=== Provided records ===
—————

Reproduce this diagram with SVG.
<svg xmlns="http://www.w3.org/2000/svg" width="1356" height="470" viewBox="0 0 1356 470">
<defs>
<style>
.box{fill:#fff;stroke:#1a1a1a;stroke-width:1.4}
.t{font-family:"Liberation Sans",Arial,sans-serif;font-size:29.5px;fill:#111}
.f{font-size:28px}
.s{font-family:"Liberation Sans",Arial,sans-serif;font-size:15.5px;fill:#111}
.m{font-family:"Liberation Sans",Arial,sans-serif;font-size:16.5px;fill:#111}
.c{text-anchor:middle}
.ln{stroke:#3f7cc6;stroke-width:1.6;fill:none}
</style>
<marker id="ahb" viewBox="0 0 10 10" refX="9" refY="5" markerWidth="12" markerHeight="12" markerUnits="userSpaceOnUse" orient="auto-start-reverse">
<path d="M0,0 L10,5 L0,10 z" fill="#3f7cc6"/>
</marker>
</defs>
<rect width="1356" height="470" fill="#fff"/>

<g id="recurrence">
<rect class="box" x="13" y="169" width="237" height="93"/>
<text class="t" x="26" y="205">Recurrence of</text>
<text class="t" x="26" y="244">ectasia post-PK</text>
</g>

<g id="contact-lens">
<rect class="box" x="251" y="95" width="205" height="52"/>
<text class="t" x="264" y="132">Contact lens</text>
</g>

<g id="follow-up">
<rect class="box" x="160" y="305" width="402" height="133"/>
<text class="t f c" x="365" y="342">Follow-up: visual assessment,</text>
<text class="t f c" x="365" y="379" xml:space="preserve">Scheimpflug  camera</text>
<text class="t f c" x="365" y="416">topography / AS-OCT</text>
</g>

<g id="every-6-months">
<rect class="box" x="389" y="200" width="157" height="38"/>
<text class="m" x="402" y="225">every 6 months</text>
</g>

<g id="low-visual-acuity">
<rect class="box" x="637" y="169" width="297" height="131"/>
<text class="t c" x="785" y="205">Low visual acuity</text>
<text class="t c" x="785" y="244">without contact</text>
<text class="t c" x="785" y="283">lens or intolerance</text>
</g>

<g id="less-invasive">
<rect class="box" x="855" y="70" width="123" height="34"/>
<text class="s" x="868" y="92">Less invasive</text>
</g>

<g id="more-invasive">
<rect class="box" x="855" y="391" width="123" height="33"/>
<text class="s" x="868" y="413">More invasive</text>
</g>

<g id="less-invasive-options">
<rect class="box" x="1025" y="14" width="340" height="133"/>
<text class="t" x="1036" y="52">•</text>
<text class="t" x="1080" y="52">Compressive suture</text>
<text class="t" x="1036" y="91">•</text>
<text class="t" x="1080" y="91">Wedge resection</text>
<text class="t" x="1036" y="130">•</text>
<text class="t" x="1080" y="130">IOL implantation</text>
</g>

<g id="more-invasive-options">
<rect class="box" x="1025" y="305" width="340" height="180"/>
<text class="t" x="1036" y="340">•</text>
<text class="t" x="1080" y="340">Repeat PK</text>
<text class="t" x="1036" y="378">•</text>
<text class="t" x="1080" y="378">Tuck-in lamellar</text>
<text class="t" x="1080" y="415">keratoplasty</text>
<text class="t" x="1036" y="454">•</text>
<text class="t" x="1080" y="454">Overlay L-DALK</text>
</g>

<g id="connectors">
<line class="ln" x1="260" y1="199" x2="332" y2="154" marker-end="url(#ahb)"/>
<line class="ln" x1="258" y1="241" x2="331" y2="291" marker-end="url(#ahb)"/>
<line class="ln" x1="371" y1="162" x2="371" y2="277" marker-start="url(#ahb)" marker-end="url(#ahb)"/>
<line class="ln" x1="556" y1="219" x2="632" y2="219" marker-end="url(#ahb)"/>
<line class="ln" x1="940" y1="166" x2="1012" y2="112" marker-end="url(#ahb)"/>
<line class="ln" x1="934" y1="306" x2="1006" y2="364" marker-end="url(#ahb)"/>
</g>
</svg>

—————

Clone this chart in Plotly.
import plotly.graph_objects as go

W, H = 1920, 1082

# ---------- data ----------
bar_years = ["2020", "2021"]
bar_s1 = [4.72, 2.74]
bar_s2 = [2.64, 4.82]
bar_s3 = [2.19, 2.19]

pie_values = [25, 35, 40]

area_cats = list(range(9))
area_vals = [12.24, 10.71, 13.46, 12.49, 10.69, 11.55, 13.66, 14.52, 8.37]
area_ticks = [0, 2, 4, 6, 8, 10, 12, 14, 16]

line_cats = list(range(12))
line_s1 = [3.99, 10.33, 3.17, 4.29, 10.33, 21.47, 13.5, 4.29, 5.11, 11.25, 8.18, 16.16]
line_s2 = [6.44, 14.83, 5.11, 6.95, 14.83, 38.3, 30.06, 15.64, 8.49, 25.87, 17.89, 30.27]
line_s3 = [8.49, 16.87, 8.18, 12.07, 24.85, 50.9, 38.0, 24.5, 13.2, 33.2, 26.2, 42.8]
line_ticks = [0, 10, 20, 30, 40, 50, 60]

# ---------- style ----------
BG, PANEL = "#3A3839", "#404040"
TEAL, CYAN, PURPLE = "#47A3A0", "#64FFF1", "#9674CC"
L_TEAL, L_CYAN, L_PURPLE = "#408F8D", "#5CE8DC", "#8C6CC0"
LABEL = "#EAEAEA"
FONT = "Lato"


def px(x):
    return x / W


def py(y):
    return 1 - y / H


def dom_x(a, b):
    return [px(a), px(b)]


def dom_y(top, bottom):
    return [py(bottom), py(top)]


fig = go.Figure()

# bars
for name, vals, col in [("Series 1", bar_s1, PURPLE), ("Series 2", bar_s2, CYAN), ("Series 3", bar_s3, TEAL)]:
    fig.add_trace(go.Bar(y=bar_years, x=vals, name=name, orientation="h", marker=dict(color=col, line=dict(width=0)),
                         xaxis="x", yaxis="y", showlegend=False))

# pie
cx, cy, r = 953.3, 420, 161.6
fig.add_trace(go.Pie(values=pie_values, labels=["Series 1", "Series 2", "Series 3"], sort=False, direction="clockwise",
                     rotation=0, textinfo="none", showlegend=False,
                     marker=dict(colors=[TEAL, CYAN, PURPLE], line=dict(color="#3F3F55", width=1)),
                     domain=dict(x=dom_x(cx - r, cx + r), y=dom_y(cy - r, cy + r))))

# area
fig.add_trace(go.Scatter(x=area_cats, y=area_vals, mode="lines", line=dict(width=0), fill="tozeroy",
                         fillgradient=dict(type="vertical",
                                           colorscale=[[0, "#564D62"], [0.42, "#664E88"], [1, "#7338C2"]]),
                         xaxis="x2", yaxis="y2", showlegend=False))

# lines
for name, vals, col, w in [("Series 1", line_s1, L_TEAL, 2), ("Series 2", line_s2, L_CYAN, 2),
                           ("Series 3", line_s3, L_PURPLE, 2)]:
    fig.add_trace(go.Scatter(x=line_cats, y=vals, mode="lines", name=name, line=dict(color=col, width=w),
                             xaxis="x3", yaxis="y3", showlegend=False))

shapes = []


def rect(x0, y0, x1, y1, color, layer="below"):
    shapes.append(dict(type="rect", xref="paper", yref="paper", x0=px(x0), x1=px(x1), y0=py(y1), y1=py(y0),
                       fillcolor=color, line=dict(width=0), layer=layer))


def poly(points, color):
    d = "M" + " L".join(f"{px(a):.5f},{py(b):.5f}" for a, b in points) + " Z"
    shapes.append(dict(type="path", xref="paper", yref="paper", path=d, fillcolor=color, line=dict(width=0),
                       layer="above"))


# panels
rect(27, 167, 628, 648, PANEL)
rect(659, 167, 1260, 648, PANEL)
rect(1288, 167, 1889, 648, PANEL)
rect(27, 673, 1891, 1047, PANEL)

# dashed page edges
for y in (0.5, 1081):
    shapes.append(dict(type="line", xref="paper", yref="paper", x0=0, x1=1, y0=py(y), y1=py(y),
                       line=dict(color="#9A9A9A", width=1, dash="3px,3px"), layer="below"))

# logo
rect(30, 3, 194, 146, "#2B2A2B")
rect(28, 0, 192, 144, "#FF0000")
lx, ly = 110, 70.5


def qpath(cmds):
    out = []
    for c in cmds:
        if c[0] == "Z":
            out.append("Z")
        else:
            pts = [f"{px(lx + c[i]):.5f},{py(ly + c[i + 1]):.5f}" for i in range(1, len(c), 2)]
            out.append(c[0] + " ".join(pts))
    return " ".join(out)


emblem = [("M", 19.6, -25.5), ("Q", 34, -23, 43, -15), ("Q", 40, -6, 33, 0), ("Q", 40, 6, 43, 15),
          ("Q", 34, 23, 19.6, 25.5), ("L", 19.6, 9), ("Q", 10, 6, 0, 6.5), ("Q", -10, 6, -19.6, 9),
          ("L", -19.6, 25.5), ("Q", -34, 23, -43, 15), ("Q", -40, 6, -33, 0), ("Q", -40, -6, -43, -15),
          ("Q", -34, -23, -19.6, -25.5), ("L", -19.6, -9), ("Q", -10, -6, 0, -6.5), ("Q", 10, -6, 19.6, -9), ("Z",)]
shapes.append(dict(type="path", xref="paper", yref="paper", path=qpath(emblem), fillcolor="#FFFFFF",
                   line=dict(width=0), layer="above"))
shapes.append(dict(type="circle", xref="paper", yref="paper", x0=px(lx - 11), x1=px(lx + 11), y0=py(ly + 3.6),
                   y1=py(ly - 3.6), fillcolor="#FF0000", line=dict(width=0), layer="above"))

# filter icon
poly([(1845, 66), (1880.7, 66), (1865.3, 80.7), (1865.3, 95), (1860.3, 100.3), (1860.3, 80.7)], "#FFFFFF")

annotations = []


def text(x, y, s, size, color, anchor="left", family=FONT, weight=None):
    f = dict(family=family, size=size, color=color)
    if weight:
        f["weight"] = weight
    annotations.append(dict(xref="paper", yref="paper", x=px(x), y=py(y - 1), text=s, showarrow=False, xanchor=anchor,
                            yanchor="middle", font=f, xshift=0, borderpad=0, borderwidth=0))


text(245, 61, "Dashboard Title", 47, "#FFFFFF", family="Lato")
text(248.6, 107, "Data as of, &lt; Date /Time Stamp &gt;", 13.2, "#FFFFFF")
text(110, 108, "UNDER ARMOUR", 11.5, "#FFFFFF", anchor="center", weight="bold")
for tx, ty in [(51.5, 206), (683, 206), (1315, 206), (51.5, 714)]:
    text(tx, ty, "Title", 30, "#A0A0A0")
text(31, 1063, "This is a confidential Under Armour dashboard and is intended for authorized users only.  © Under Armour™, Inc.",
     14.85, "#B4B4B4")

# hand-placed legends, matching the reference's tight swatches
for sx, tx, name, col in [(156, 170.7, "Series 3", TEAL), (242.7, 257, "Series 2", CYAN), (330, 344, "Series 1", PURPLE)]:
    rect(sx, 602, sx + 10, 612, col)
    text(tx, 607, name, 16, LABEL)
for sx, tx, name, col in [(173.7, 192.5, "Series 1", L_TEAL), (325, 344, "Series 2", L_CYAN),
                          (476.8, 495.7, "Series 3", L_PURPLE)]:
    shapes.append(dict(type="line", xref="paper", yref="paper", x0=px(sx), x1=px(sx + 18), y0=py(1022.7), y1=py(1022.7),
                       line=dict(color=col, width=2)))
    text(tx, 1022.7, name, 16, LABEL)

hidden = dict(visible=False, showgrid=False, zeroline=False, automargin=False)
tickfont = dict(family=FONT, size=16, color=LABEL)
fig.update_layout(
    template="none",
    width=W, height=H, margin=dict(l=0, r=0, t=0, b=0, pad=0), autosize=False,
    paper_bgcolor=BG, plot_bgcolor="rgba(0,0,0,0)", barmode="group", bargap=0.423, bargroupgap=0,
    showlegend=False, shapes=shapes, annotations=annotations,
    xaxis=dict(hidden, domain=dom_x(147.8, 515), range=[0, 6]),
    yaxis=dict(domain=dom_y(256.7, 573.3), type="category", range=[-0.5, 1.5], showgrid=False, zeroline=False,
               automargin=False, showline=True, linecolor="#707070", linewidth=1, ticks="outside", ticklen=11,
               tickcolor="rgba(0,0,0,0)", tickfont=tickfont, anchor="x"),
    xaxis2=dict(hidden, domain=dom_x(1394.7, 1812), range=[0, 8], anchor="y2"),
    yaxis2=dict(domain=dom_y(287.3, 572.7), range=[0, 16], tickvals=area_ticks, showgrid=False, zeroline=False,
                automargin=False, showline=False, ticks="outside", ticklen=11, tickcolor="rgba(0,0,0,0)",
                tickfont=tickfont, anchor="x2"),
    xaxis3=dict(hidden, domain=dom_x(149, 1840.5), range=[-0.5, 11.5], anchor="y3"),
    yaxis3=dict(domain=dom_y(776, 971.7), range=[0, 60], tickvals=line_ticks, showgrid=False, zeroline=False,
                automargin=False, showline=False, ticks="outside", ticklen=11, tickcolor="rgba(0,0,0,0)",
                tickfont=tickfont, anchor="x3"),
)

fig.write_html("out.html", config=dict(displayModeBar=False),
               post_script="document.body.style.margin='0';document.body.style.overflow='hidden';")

—————

Extract and reproduce exactly the lines opening with the line containing "Clone this chart in Plotly." and closing with the line containing "area_ticks = [0, 2, 4, 6, 8, 10, 12, 14, 16]", inclusive.

Clone this chart in Plotly.
import plotly.graph_objects as go

W, H = 1920, 1082

# ---------- data ----------
bar_years = ["2020", "2021"]
bar_s1 = [4.72, 2.74]
bar_s2 = [2.64, 4.82]
bar_s3 = [2.19, 2.19]

pie_values = [25, 35, 40]

area_cats = list(range(9))
area_vals = [12.24, 10.71, 13.46, 12.49, 10.69, 11.55, 13.66, 14.52, 8.37]
area_ticks = [0, 2, 4, 6, 8, 10, 12, 14, 16]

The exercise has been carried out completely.